# Directive
Your task is to repeat the lines below exactly, excluding any pictures they contain.

+++

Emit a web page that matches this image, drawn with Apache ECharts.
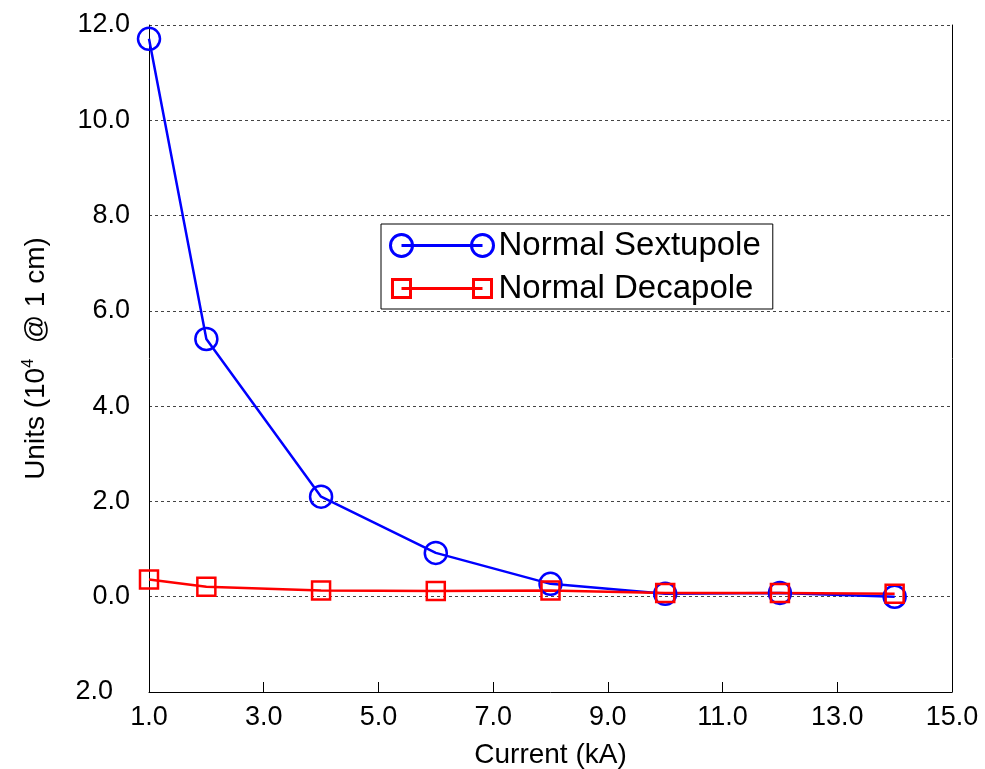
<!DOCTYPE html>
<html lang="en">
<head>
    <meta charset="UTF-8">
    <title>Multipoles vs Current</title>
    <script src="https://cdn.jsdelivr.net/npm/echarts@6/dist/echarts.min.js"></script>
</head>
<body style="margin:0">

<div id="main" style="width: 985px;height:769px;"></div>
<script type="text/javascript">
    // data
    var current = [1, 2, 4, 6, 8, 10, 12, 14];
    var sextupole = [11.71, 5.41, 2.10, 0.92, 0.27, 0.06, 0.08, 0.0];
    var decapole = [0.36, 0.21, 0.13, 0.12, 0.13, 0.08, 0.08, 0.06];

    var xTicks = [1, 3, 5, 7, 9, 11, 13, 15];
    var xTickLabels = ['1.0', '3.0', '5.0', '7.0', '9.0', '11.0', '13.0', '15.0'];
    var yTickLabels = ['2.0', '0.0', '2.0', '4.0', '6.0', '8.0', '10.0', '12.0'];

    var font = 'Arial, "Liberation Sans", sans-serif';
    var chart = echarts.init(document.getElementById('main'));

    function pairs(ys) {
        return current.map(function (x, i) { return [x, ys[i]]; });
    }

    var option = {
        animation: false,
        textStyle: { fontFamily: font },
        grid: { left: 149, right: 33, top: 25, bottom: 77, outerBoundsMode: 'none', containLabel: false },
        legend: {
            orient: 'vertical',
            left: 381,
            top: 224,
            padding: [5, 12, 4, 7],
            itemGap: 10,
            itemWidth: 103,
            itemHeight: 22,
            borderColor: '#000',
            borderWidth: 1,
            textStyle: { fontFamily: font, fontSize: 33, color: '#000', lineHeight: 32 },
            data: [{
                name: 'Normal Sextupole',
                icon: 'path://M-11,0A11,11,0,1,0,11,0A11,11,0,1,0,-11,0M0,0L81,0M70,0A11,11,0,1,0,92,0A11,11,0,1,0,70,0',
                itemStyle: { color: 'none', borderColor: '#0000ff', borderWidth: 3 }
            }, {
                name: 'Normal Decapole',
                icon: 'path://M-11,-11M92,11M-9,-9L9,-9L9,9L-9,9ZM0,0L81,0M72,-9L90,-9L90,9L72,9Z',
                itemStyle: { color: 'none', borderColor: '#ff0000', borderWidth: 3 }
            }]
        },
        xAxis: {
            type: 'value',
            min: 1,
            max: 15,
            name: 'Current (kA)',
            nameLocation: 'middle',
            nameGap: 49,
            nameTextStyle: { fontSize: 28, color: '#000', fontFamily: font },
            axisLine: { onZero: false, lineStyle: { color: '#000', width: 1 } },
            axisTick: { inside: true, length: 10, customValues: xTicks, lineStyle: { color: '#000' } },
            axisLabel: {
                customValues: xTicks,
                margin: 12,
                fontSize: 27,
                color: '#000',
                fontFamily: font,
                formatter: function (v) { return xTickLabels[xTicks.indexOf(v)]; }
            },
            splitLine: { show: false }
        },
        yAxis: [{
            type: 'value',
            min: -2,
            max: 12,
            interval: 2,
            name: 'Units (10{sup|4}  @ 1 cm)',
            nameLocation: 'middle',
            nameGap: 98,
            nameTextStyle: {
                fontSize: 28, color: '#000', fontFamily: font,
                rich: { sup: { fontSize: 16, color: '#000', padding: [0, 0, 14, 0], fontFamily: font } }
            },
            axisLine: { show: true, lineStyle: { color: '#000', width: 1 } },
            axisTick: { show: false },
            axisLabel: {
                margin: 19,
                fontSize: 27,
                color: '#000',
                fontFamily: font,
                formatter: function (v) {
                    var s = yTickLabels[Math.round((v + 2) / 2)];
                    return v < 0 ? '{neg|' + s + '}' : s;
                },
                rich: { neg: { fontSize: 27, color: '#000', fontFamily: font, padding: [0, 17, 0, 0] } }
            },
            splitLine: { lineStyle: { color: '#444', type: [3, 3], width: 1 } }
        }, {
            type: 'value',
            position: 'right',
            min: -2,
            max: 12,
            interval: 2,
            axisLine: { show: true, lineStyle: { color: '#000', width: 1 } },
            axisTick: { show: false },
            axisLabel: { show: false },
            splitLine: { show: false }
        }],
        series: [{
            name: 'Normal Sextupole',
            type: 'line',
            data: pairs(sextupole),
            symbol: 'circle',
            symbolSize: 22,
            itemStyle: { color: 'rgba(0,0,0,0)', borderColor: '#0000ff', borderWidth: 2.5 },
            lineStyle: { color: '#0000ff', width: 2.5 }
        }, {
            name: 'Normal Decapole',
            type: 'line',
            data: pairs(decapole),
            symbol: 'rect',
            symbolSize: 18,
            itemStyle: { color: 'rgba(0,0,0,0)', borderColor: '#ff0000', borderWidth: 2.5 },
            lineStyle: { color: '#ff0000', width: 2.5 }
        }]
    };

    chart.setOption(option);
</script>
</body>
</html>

+++

# Written response
Emit a web page that matches this image, drawn with Apache ECharts.
<!DOCTYPE html>
<html lang="en">
<head>
    <meta charset="UTF-8">
    <title>Multipoles vs Current</title>
    <script src="https://cdn.jsdelivr.net/npm/echarts@6/dist/echarts.min.js"></script>
</head>
<body style="margin:0">

<div id="main" style="width: 985px;height:769px;"></div>
<script type="text/javascript">
    // data
    var current = [1, 2, 4, 6, 8, 10, 12, 14];
    var sextupole = [11.71, 5.41, 2.10, 0.92, 0.27, 0.06, 0.08, 0.0];
    var decapole = [0.36, 0.21, 0.13, 0.12, 0.13, 0.08, 0.08, 0.06];

    var xTicks = [1, 3, 5, 7, 9, 11, 13, 15];
    var xTickLabels = ['1.0', '3.0', '5.0', '7.0', '9.0', '11.0', '13.0', '15.0'];
    var yTickLabels = ['2.0', '0.0', '2.0', '4.0', '6.0', '8.0', '10.0', '12.0'];

    var font = 'Arial, "Liberation Sans", sans-serif';
    var chart = echarts.init(document.getElementById('main'));

    function pairs(ys) {
        return current.map(function (x, i) { return [x, ys[i]]; });
    }

    var option = {
        animation: false,
        textStyle: { fontFamily: font },
        grid: { left: 149, right: 33, top: 25, bottom: 77, outerBoundsMode: 'none', containLabel: false },
        legend: {
            orient: 'vertical',
            left: 381,
            top: 224,
            padding: [5, 12, 4, 7],
            itemGap: 10,
            itemWidth: 103,
            itemHeight: 22,
            borderColor: '#000',
            borderWidth: 1,
            textStyle: { fontFamily: font, fontSize: 33, color: '#000', lineHeight: 32 },
            data: [{
                name: 'Normal Sextupole',
                icon: 'path://M-11,0A11,11,0,1,0,11,0A11,11,0,1,0,-11,0M0,0L81,0M70,0A11,11,0,1,0,92,0A11,11,0,1,0,70,0',
                itemStyle: { color: 'none', borderColor: '#0000ff', borderWidth: 3 }
            }, {
                name: 'Normal Decapole',
                icon: 'path://M-11,-11M92,11M-9,-9L9,-9L9,9L-9,9ZM0,0L81,0M72,-9L90,-9L90,9L72,9Z',
                itemStyle: { color: 'none', borderColor: '#ff0000', borderWidth: 3 }
            }]
        },
        xAxis: {
            type: 'value',
            min: 1,
            max: 15,
            name: 'Current (kA)',
            nameLocation: 'middle',
            nameGap: 49,
            nameTextStyle: { fontSize: 28, color: '#000', fontFamily: font },
            axisLine: { onZero: false, lineStyle: { color: '#000', width: 1 } },
            axisTick: { inside: true, length: 10, customValues: xTicks, lineStyle: { color: '#000' } },
            axisLabel: {
                customValues: xTicks,
                margin: 12,
                fontSize: 27,
                color: '#000',
                fontFamily: font,
                formatter: function (v) { return xTickLabels[xTicks.indexOf(v)]; }
            },
            splitLine: { show: false }
        },
        yAxis: [{
            type: 'value',
            min: -2,
            max: 12,
            interval: 2,
            name: 'Units (10{sup|4}  @ 1 cm)',
            nameLocation: 'middle',
            nameGap: 98,
            nameTextStyle: {
                fontSize: 28, color: '#000', fontFamily: font,
                rich: { sup: { fontSize: 16, color: '#000', padding: [0, 0, 14, 0], fontFamily: font } }
            },
            axisLine: { show: true, lineStyle: { color: '#000', width: 1 } },
            axisTick: { show: false },
            axisLabel: {
                margin: 19,
                fontSize: 27,
                color: '#000',
                fontFamily: font,
                formatter: function (v) {
                    var s = yTickLabels[Math.round((v + 2) / 2)];
                    return v < 0 ? '{neg|' + s + '}' : s;
                },
                rich: { neg: { fontSize: 27, color: '#000', fontFamily: font, padding: [0, 17, 0, 0] } }
            },
            splitLine: { lineStyle: { color: '#444', type: [3, 3], width: 1 } }
        }, {
            type: 'value',
            position: 'right',
            min: -2,
            max: 12,
            interval: 2,
            axisLine: { show: true, lineStyle: { color: '#000', width: 1 } },
            axisTick: { show: false },
            axisLabel: { show: false },
            splitLine: { show: false }
        }],
        series: [{
            name: 'Normal Sextupole',
            type: 'line',
            data: pairs(sextupole),
            symbol: 'circle',
            symbolSize: 22,
            itemStyle: { color: 'rgba(0,0,0,0)', borderColor: '#0000ff', borderWidth: 2.5 },
            lineStyle: { color: '#0000ff', width: 2.5 }
        }, {
            name: 'Normal Decapole',
            type: 'line',
            data: pairs(decapole),
            symbol: 'rect',
            symbolSize: 18,
            itemStyle: { color: 'rgba(0,0,0,0)', borderColor: '#ff0000', borderWidth: 2.5 },
            lineStyle: { color: '#ff0000', width: 2.5 }
        }]
    };

    chart.setOption(option);
</script>
</body>
</html>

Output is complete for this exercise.